Scan the listing below. Report each line that includes "document".

________

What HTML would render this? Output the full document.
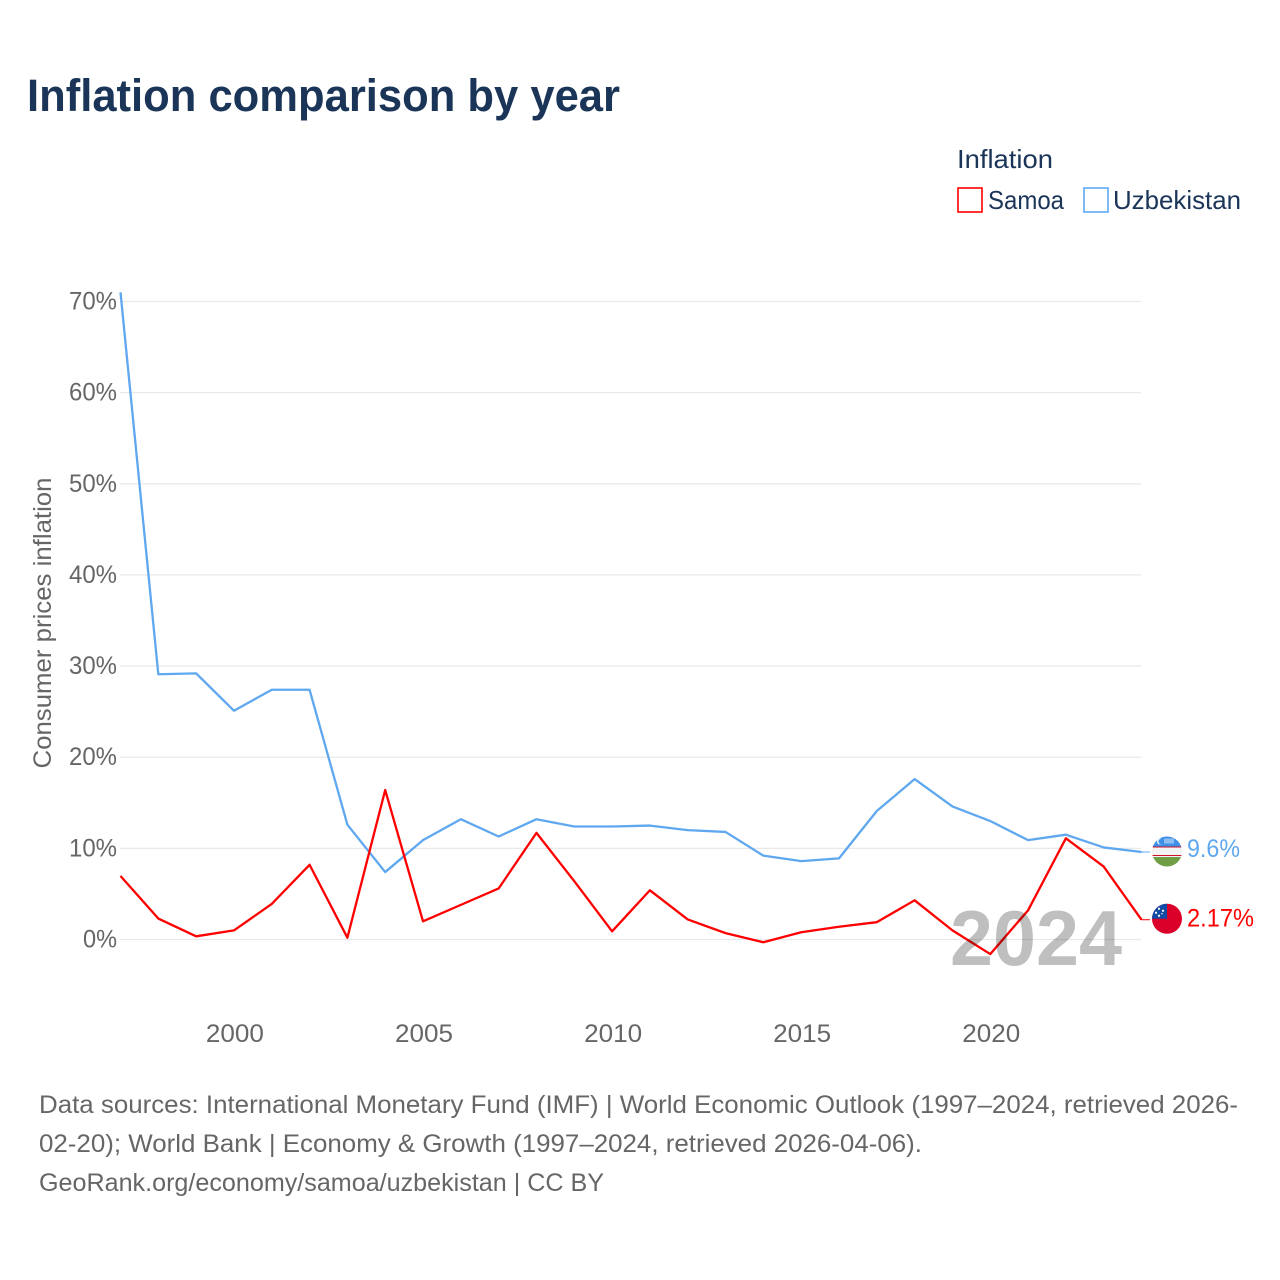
<!DOCTYPE html>
<html lang="en">
<head>
<meta charset="utf-8">
<title>Inflation comparison by year</title>
<style>
html,body{margin:0;padding:0;background:#fff;}
svg{display:block;font-family:"Liberation Sans",Arial,sans-serif;}
</style>
</head>
<body>
<svg id="chart" xmlns="http://www.w3.org/2000/svg" width="1280" height="1280" viewBox="0 0 1280 1280">
  <rect width="1280" height="1280" fill="#fff"/>
  <text x="27" y="111" font-size="45" font-weight="700" fill="#1a3557" textLength="593" lengthAdjust="spacingAndGlyphs">Inflation comparison by year</text>

  <g>
    <text x="957" y="168" font-size="26" fill="#1a3557" textLength="96" lengthAdjust="spacingAndGlyphs">Inflation</text>
    <g>
      <rect x="958" y="188" width="24" height="24" fill="none" stroke="#ff0000" stroke-width="1.6"/>
      <text x="988" y="209" font-size="26" fill="#1a3557" textLength="76" lengthAdjust="spacingAndGlyphs">Samoa</text>
    </g>
    <g>
      <rect x="1084" y="188" width="24" height="24" fill="none" stroke="#5fa8f0" stroke-width="1.6"/>
      <text x="1113" y="209" font-size="26" fill="#1a3557" textLength="128" lengthAdjust="spacingAndGlyphs">Uzbekistan</text>
    </g>
  </g>

  <text transform="translate(51 623) rotate(-90)" text-anchor="middle" font-size="25" fill="#666" textLength="291" lengthAdjust="spacingAndGlyphs">Consumer prices inflation</text>

  <g id="grid"></g>
  <g id="yticks"></g>
  <g id="xticks"></g>
  <g id="series"></g>

  <text x="1036" y="965" text-anchor="middle" font-size="78" font-weight="700" fill="#000" fill-opacity="0.25" textLength="172" lengthAdjust="spacingAndGlyphs">2024</text>

  <defs>
    <clipPath id="flag-clip"><circle cx="0" cy="0" r="15"/></clipPath>
  </defs>

  <g id="end-uzbekistan">
    <g clip-path="url(#flag-clip)">
      <rect x="-15" y="-16" width="30" height="11" fill="#3d8fe8"/>
      <rect x="-15" y="-5" width="30" height="1" fill="#ce1126"/>
      <rect x="-15" y="-4" width="30" height="7.5" fill="#f3f3f3"/>
      <rect x="-15" y="3.5" width="30" height="1" fill="#ce1126"/>
      <rect x="-15" y="4.5" width="30" height="1" fill="#f3f3f3"/>
      <rect x="-15" y="5.5" width="30" height="10" fill="#6f9e45"/>
      <circle cx="-7" cy="-10" r="3" fill="#fff"/>
      <circle cx="-6" cy="-10" r="2.6" fill="#3d8fe8"/>
      <rect x="-3" y="-13" width="10" height="5" fill="#8fbdf0"/>
    </g>
  </g>
  <g id="end-samoa">
    <g clip-path="url(#flag-clip)">
      <rect x="-15" y="-16" width="30" height="32" fill="#da0029"/>
      <rect x="-15" y="-16" width="15" height="16" fill="#124ba3"/>
      <circle cx="-8" cy="-10" r="1.1" fill="#fff"/>
      <circle cx="-4" cy="-8" r="1.1" fill="#fff"/>
      <circle cx="-11" cy="-6" r="1.1" fill="#fff"/>
      <circle cx="-8" cy="-3" r="1.1" fill="#fff"/>
      <circle cx="-5" cy="-5" r="0.7" fill="#fff"/>
    </g>
  </g>

  <g font-size="25" fill="#666">
    <text x="39" y="1113" textLength="1199" lengthAdjust="spacingAndGlyphs">Data sources: International Monetary Fund (IMF) | World Economic Outlook (1997–2024, retrieved 2026-</text>
    <text x="39" y="1152" textLength="883" lengthAdjust="spacingAndGlyphs">02-20); World Bank | Economy &amp; Growth (1997–2024, retrieved 2026-04-06).</text>
    <text x="39" y="1191" textLength="565" lengthAdjust="spacingAndGlyphs">GeoRank.org/economy/samoa/uzbekistan | CC BY</text>
  </g>
</svg>
<script>
const years = [1997,1998,1999,2000,2001,2002,2003,2004,2005,2006,2007,2008,2009,2010,2011,2012,2013,2014,2015,2016,2017,2018,2019,2020,2021,2022,2023,2024];
const samoaValues = [6.97,2.3,0.35,1.0,3.9,8.2,0.2,16.4,2.0,3.8,5.6,11.7,6.4,0.9,5.4,2.2,0.7,-0.3,0.8,1.4,1.9,4.3,1.0,-1.6,3.2,11.1,8.0,2.17];
const uzbekistanValues = [71.0,29.1,29.2,25.1,27.4,27.4,12.6,7.4,10.9,13.2,11.3,13.2,12.4,12.4,12.5,12.0,11.8,9.2,8.6,8.9,14.1,17.6,14.6,13.0,10.9,11.5,10.1,9.6];
const yTickValues = [0,10,20,30,40,50,60,70];
const xTickValues = [2000,2005,2010,2015,2020];

const NS = 'http://www.w3.org/2000/svg';
const x = function (yr) { return 120.5 + (yr - 1997) * (1021 / 27); };
const y = function (v) { return 939.5 - v * 9.114; };
const RED = '#ff0000';
const BLUE = '#5fa8f0';

function make(tag, parent) {
  const el = document.createElementNS(NS, tag);
  parent.appendChild(el);
  return el;
}

const grid = document.getElementById('grid');
const yticks = document.getElementById('yticks');
yTickValues.forEach(function (v) {
  const ln = make('line', grid);
  
  
  ln.setAttribute('x1', 120);
  ln.setAttribute('x2', 1141);
  ln.setAttribute('y1', y(v));
  ln.setAttribute('y2', y(v));
  ln.setAttribute('stroke', '#e9e9e9');
  ln.setAttribute('stroke-width', 1.3);

  const t = make('text', yticks);
  
  
  t.setAttribute('x', 117);
  t.setAttribute('y', y(v) + 8);
  t.setAttribute('text-anchor', 'end');
  t.setAttribute('font-size', 25);
  t.setAttribute('fill', '#666');
  t.setAttribute('textLength', v === 0 ? 34 : 48);
  t.setAttribute('lengthAdjust', 'spacingAndGlyphs');
  t.textContent = v + '%';
});

const xticks = document.getElementById('xticks');
xTickValues.forEach(function (yr) {
  const t = make('text', xticks);
  
  
  t.setAttribute('x', x(yr) + 1);
  t.setAttribute('y', 1042);
  t.setAttribute('text-anchor', 'middle');
  t.setAttribute('font-size', 25);
  t.setAttribute('fill', '#666');
  t.setAttribute('textLength', 58);
  t.setAttribute('lengthAdjust', 'spacingAndGlyphs');
  t.textContent = yr;
});

function pointsFor(values) {
  return values.map(function (v, i) { return x(years[i]).toFixed(2) + ',' + y(v).toFixed(2); }).join(' ');
}

const series = document.getElementById('series');

const uzLine = make('polyline', series);


uzLine.setAttribute('points', pointsFor(uzbekistanValues));
uzLine.setAttribute('fill', 'none');
uzLine.setAttribute('stroke', BLUE);
uzLine.setAttribute('stroke-width', 2.3);
uzLine.setAttribute('stroke-linejoin', 'round');

const saLine = make('polyline', series);


saLine.setAttribute('points', pointsFor(samoaValues));
saLine.setAttribute('fill', 'none');
saLine.setAttribute('stroke', RED);
saLine.setAttribute('stroke-width', 2.3);
saLine.setAttribute('stroke-linejoin', 'round');

const uzLast = uzbekistanValues[uzbekistanValues.length - 1];
const saLast = samoaValues[samoaValues.length - 1];

const uzEnd = document.getElementById('end-uzbekistan');
uzEnd.setAttribute('transform', 'translate(1167 ' + (y(uzLast) - 0.5) + ')');
const saEnd = document.getElementById('end-samoa');
saEnd.setAttribute('transform', 'translate(1167 ' + (y(saLast) - 1) + ')');

const uzConn = make('line', series);


uzConn.setAttribute('x1', x(2024));
uzConn.setAttribute('x2', 1150);
uzConn.setAttribute('y1', y(uzLast));
uzConn.setAttribute('y2', y(uzLast));
uzConn.setAttribute('stroke', BLUE);
uzConn.setAttribute('stroke-width', 1);

const saConn = make('line', series);


saConn.setAttribute('x1', x(2024));
saConn.setAttribute('x2', 1150);
saConn.setAttribute('y1', y(saLast));
saConn.setAttribute('y2', y(saLast));
saConn.setAttribute('stroke', RED);
saConn.setAttribute('stroke-width', 1);

const uzLabel = make('text', uzEnd);


uzLabel.setAttribute('x', 20);
uzLabel.setAttribute('y', 5.5);
uzLabel.setAttribute('font-size', 25);
uzLabel.setAttribute('fill', BLUE);
uzLabel.setAttribute('textLength', 53);
uzLabel.setAttribute('lengthAdjust', 'spacingAndGlyphs');
uzLabel.textContent = uzLast + '%';

const saLabel = make('text', saEnd);


saLabel.setAttribute('x', 20);
saLabel.setAttribute('y', 8);
saLabel.setAttribute('font-size', 25);
saLabel.setAttribute('fill', RED);
saLabel.setAttribute('textLength', 67);
saLabel.setAttribute('lengthAdjust', 'spacingAndGlyphs');
saLabel.textContent = saLast + '%';
</script>
</body>
</html>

________

▶ **RESULT OF THE TASK**:
What HTML would render this? Output the full document.
  const el = document.createElementNS(NS, tag);
const grid = document.getElementById('grid');
const yticks = document.getElementById('yticks');
const xticks = document.getElementById('xticks');
const series = document.getElementById('series');
const uzEnd = document.getElementById('end-uzbekistan');
const saEnd = document.getElementById('end-samoa');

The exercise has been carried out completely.